Several companies have begun to develop technologies to detect these drugs in drinks. Drink Safe Technologies has come up with an innovative way to check drinks for GHB and Ketamine using coasters. Built with testing strips, placing a drop of the drink in question on the coaster will reveal within a few minutes whether the drink has been tampered with if either spot turns dark blue. The coasters and additional test strips are sold on their website.

Another company, DrinkSavvy, has developed both a glass and a straw, which change color when they detect the presence of date rape drugs. The idea for these technologies was born when the company’s founder, Mike Abramson, was slipped a drug while celebrating a friend’s birthday. Abramson hopes to convince bars to use these products to aid in protecting the safety of customers.

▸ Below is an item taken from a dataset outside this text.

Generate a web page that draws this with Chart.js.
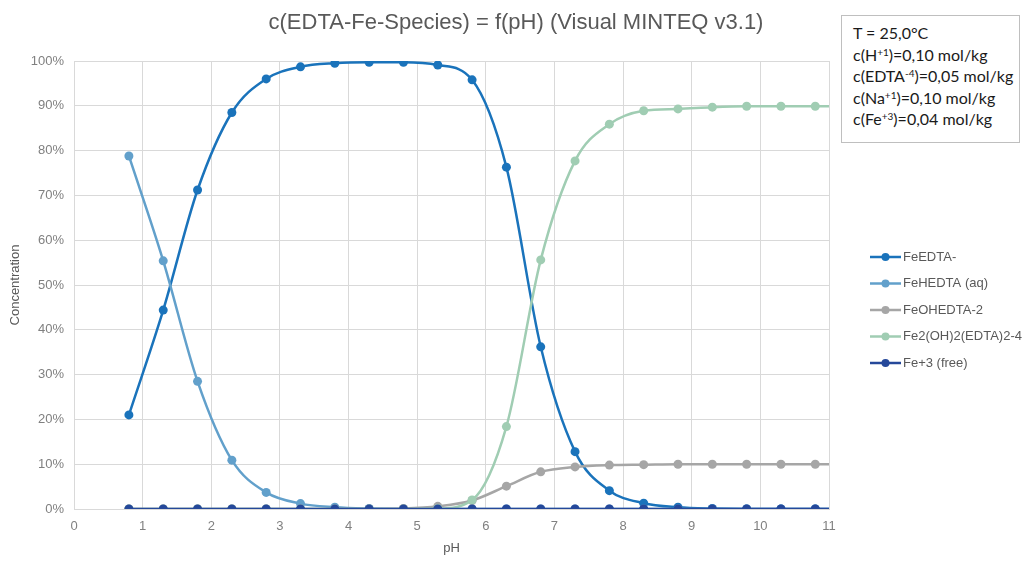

By far the most technologically advanced device used to test for date rape drugs is the pd.id, a revolutionary new gadget about the size of a USB flash drive. It’s reusable and has a simple interface: when dipped into a drink, it tests the liquid and indicates by red and green LED lights whether or not the drink is safe to consume. It is also programmed to communicate with smartphones, sending alerts if a drink has been drugged. The project has been proposed online and is collecting donations to move ahead with creating and distributing the technology. According to their website, the creators of the pd.id are hoping to sell each device for about $75.

It could be argued that these new inventions have the potential to be relied on too heavily, that substituting technology for awareness could be disastrous. However, these new innovations take a step toward helping to raise awareness simply by existing. By bringing any one of these technologies to a bar or a party, the user is already thinking about the possibility and prevention of date rape.

There is one other date rape drug worth noting, and it is the one most commonly used in date rape. It is legal and easy to obtain. In fact, almost every food and drink establishment offers it to their patrons, so long as they have obtained a liquor license. That’s right: alcohol is the number one date rape drug available, classified as such because it affects judgment and behavior and can imitate some of the effects produced by Rophynol, GHB, and Ketamine. The University of the Sciences claims about 90% of date rape happens when alcohol is involved. Studies estimate that anywhere from 34% to 74% of sexual assaults involve alcohol. But because date rape is frequently unreported, it is hard for studies to evaluate what percentage of date rape is attributed to alcohol.

New technology is a step in the right direction toward preventing date rape. But nothing will reinforce the dangers of date rape more than creating awareness and instilling knowledge in all individuals. Using the buddy system, buying and protecting drinks, and knowing drinking limits and surroundings are the best way to thwart date rape.